Hubert Rotteveel, 52, Dixon, California, was convicted by a federal jury of one count of mail fraud affecting a financial institution relating to his role in a mortgage fraud scheme. The defendant and his conspirators inflated the values of 13 properties then worked with loan officers to provide false information to lenders about the income and liabilities of the buyers.
According to evidence produced at trial, Rotteveel acted as a real estate salesperson for 13 properties in Dixon, California, that were purchased by just two buyers. Rotteveel inflated the values of the properties and worked with loan officers to provide false information to lenders about the income and liabilities of the buyers to induce the lenders to fund loans for the properties. Rotteveel made the down payments on the homes, including two that he owned and sold, and got that money (and usually more) back from the lenders at closing.
For most of the transactions, when the sales closed, the escrow officer distributed funds to a bank account in the name of Windmill Properties, a company owned by Rotteveel, without disclosing these payments to the lenders. All 13 properties were used as rentals, with Rotteveel collecting the rents through Windmill Properties. Rotteveel netted over $300,000 through the sales in just seven months. According to the indictment, the lenders lost more than $3 million when all 13 properties underwent foreclosure.
Rotteveel’s conviction marked the third mortgage fraud conviction following trial in the past four weeks in the Eastern District. Anna Kuzmenko was convicted following a jury trial on August 29, 2014, and Alan David Tikal was convicted following a bench trial on September 15, 2014.
This case is the product of an investigation by the Internal Revenue Service – Criminal Investigation and the Federal Bureau of Investigation. Assistant United States Attorneys Jean M. Hobler and Justin L. Lee are prosecuting the case.
Rotteveel is set to be sentenced before Senior United States District Judge William B. Shubb on December 15, 2014, at 9:30 a.m. Rotteveel faces a maximum statutory penalty of 30 years in prison and a $1 million fine. The actual sentence, however, will be determined at the discretion of the court after consideration of any applicable statutory factors and the Federal Sentencing Guidelines, which take into account a number of variables.
United States Attorney Benjamin B. Wagner announced the conviction.

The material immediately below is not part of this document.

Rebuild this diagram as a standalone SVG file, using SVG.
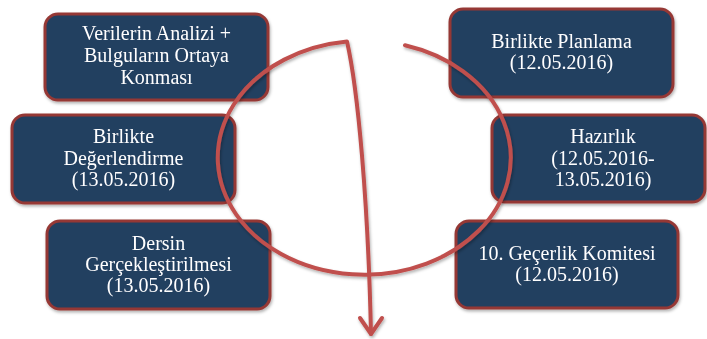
<svg xmlns="http://www.w3.org/2000/svg" width="707" height="339" viewBox="0 0 707 339">
  <defs>
    <filter id="shadow" x="-10%" y="-10%" width="120%" height="130%">
      <feDropShadow dx="1" dy="2" stdDeviation="1.5" flood-color="#000" flood-opacity="0.3"/>
    </filter>
    <style>
      .box { fill: #243F60; stroke: #953735; stroke-width: 3; }
      .label { fill: #FFFFFF; font-family: "Liberation Serif", "Times New Roman", serif; font-size: 20px; text-anchor: middle; }
      .cycle { fill: none; stroke: #C0504D; stroke-width: 4; stroke-linecap: round; stroke-linejoin: round; }
    </style>
  </defs>
  <rect width="707" height="339" fill="#FFFFFF"/>

  <g id="node-analiz" filter="url(#shadow)">
    <rect class="box" x="45" y="14" width="223" height="86" rx="13"/>
    <text class="label" x="156.5"><tspan x="156.5" y="40">Verilerin Analizi +</tspan><tspan x="156.5" y="62">Bulguların Ortaya</tspan><tspan x="156.5" y="84">Konması</tspan></text>
  </g>

  <g id="node-planlama" filter="url(#shadow)">
    <rect class="box" x="450" y="9" width="223" height="88" rx="13"/>
    <text class="label"><tspan x="561.5" y="48">Birlikte Planlama</tspan><tspan x="561.5" y="69">(12.05.2016)</tspan></text>
  </g>

  <g id="node-degerlendirme" filter="url(#shadow)">
    <rect class="box" x="12" y="115" width="223" height="88" rx="13"/>
    <text class="label"><tspan x="123.5" y="143">Birlikte</tspan><tspan x="123.5" y="164.5">Değerlendirme</tspan><tspan x="123.5" y="186">(13.05.2016)</tspan></text>
  </g>

  <g id="node-hazirlik" filter="url(#shadow)">
    <rect class="box" x="492" y="115" width="213" height="87" rx="13"/>
    <text class="label"><tspan x="603" y="143">Hazırlık</tspan><tspan x="603" y="164.5">(12.05.2016-</tspan><tspan x="603" y="186">13.05.2016)</tspan></text>
  </g>

  <g id="node-dersin" filter="url(#shadow)">
    <rect class="box" x="47" y="221" width="223" height="88" rx="13"/>
    <text class="label"><tspan x="158.5" y="250">Dersin</tspan><tspan x="158.5" y="271">Gerçekleştirilmesi</tspan><tspan x="158.5" y="292">(13.05.2016)</tspan></text>
  </g>

  <g id="node-komite" filter="url(#shadow)">
    <rect class="box" x="456" y="221" width="222" height="87" rx="13"/>
    <text class="label"><tspan x="567" y="260">10. Geçerlik Komitesi</tspan><tspan x="567" y="281">(12.05.2016)</tspan></text>
  </g>

  <g id="connectors" filter="url(#shadow)">
    <path class="cycle" d="M405,45.3 A146.5,117 0 1 1 347,41.5 C358,90 368,200 371,334"/>
    <path class="cycle" d="M360,318 L371,334 L382,318"/>
  </g>
</svg>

U.S. Attorney Wagner stated: “Hubert Rotteveel manipulated every aspect of the real estate process for his personal gain. As so often occurs in these cases, the result was losses to the financial institutions and neighborhoods burdened with foreclosed properties. We are grateful for the diligence, professionalism and cooperation that we have received from the FBI, the IRS, and all of our law enforcement partners in prosecuting these cases.”
“The defendant induced lenders to fund loans under false pretenses and then diverted a portion of the loan proceeds to himself,” said José M. Martínez, Special Agent in Charge, IRS-Criminal Investigation. “Each of the homes purchased during the course of the scheme was foreclosed upon. The impact of this type of fraud on homeowners and communities is devastating. IRS-CI is committed to pursuing those who line their pockets with profits from these schemes.”
“Rotteveel’s personal greed replaced the integrity maintained by licensed real estate agents. He intentionally defrauded the mortgage industry, artificially inflating home prices and facilitating loans that were destined for bankruptcy for personal gain,” said Assistant Special Agent in Charge John Gliatta of the Sacramento FBI. “Our FBI agents are committed to working with our investigative partners, such as the IRS and others, to identify and investigate individuals who erroneously believe such schemes have no victims and have no effect on the region’s economy.”